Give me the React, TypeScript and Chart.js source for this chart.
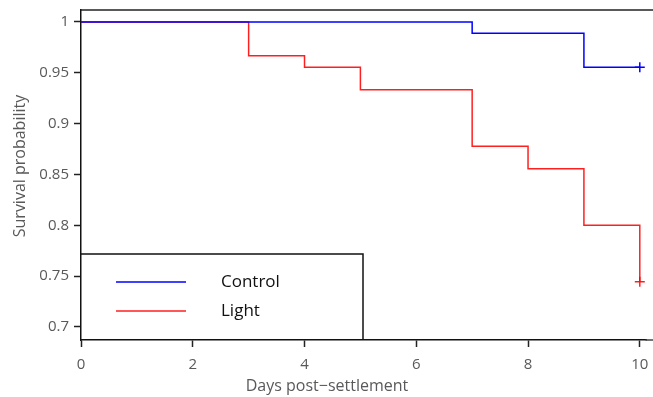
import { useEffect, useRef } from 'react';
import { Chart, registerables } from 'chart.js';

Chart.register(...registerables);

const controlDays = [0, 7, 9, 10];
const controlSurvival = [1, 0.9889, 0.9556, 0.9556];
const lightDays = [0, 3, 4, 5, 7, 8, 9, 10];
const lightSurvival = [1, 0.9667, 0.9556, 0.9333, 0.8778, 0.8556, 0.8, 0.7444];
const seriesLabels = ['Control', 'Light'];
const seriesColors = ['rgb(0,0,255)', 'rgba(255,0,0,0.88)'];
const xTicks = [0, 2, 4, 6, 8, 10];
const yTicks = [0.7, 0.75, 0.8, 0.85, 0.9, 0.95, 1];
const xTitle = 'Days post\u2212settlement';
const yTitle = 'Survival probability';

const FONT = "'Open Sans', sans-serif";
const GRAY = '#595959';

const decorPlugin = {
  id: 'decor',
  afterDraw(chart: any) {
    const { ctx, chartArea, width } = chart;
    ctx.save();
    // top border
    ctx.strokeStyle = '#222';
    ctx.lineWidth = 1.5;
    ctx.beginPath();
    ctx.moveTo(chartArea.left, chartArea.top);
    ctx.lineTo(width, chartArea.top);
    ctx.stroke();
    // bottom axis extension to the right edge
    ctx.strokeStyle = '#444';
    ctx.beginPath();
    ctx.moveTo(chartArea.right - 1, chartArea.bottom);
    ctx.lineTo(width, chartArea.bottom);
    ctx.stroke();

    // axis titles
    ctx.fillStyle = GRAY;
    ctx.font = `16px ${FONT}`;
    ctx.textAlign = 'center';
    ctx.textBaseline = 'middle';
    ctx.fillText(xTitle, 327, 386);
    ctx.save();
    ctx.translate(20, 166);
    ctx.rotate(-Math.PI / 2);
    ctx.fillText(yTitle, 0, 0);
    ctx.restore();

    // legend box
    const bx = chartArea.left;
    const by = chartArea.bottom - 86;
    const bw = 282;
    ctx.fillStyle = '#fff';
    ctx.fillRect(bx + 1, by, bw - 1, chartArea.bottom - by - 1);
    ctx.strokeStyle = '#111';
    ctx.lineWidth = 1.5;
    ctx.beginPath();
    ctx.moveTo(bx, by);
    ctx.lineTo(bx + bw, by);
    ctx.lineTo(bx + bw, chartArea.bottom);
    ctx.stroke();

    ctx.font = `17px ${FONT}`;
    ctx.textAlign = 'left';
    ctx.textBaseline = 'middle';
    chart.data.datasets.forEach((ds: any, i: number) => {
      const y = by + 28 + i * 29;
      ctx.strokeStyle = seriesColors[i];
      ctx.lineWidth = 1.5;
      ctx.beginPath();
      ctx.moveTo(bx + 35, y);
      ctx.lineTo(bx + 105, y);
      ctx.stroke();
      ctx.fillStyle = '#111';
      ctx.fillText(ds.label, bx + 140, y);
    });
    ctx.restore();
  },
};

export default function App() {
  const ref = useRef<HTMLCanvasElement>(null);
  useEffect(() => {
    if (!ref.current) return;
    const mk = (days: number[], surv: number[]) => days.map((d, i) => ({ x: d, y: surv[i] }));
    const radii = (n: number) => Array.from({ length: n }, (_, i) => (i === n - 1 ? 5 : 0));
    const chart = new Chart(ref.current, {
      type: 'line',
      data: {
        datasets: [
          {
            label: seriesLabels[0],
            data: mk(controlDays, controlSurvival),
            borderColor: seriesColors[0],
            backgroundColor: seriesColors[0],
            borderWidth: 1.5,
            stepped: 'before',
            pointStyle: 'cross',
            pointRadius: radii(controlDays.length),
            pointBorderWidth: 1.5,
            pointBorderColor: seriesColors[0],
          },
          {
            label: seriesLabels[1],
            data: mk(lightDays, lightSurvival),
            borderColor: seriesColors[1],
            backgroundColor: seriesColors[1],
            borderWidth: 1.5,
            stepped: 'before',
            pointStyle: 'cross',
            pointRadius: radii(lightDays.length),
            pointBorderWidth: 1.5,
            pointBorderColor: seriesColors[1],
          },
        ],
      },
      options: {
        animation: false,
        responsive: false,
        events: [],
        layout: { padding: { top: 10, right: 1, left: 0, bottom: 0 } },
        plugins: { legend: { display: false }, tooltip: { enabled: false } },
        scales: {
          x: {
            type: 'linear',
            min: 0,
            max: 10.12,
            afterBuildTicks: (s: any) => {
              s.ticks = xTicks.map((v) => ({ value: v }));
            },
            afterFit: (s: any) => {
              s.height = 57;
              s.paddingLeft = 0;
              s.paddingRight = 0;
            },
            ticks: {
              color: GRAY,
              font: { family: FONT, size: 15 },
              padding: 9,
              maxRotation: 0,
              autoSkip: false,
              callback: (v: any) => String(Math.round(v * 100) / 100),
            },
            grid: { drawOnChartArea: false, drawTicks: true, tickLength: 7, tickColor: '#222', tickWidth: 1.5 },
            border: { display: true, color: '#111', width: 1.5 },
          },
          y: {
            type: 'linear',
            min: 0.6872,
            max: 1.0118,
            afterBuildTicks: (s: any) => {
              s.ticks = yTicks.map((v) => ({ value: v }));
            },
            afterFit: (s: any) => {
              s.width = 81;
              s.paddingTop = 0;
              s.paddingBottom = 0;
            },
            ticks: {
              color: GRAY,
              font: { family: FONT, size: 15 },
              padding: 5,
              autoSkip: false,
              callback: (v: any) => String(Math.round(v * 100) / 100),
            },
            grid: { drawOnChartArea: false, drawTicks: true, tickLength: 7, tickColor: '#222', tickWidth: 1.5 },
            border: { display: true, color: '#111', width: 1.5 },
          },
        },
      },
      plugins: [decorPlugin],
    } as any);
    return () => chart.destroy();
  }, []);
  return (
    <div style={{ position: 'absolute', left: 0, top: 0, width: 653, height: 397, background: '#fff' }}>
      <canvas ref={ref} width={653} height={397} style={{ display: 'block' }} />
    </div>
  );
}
-----
== WHAT YOU NEED TO DO ==
Output exactly the span of lines from the top of the listing through the line holding "Chart.register(...registerables);", and leave every picture out.

== THE RESPONSE ==
Give me the React, TypeScript and Chart.js source for this chart.
import { useEffect, useRef } from 'react';
import { Chart, registerables } from 'chart.js';

Chart.register(...registerables);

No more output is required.